Has it really been 5 years since he swam in the space under my heart? Since I felt his tiny body writhe and wriggle inside of my own skin? Five years ago today, right now, he was supposed to have already been born, but my little man was stubborn right from the start. He's always had his own agenda:-) He just got stuck like a stick in the Georgia clay, refused to move, and so finally at 2:24am on March 23rd, 2006, he was promptly retrieved from my stomach, came out screaming, and pretty much didn't stop for the first 6 months of his life.

Everyone says to cherish those first few months, that they go by too quickly, that you will forget them all too soon. I have a confession...I wanted them to go by quickly. I wanted to forget them, forget the endless screaming, forget being covered in spit-up and being so tired that I could barely remember my own name. I couldn't believe that this was what other mothers raved about, what other mothers wanted to hold onto and never let go. But, little by little, we got to know each other, him and I. I discovered my son and, in doing so, I discovered a new side of myself as well.

When a child is born, so is a mother.
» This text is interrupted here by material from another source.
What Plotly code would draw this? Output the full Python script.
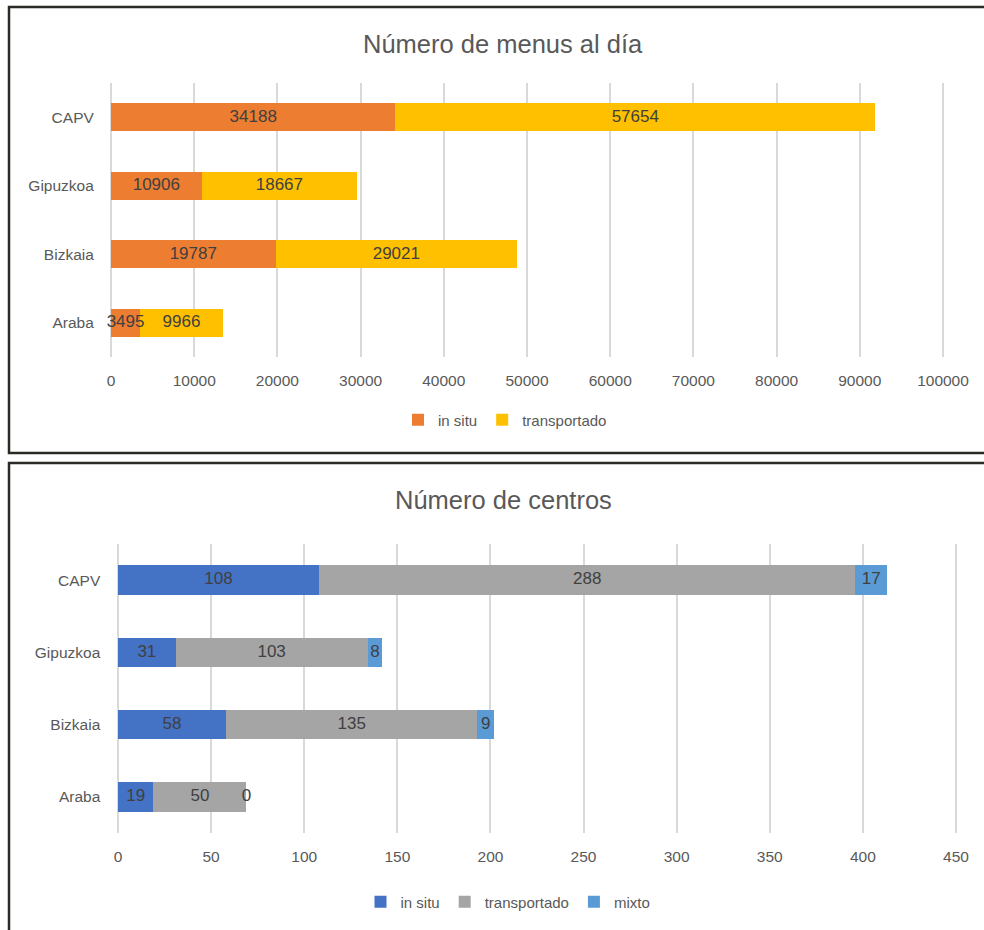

And now my little boy, my baby, is turning five. I realized this morning that I've been a mother longer than I've ever done anything else in my life. Longer than any other job I've ever had, longer than any school I ever attended, even technically longer than I've been a wife, I've been a mother. And it's all because of him.

Gone are the days of wishing that time would speed up. He has bloomed into the most perfect and amazing son that I ever could have hoped or wished for. He is kind and polite, smart and outgoing, willful and ambitious. He has his bad days, and I have mine too, and we weather them together, just like we've always done.

I'm so excited to celebrate his birthday with him tomorrow. :-) Lot's of pictures to come, I promise!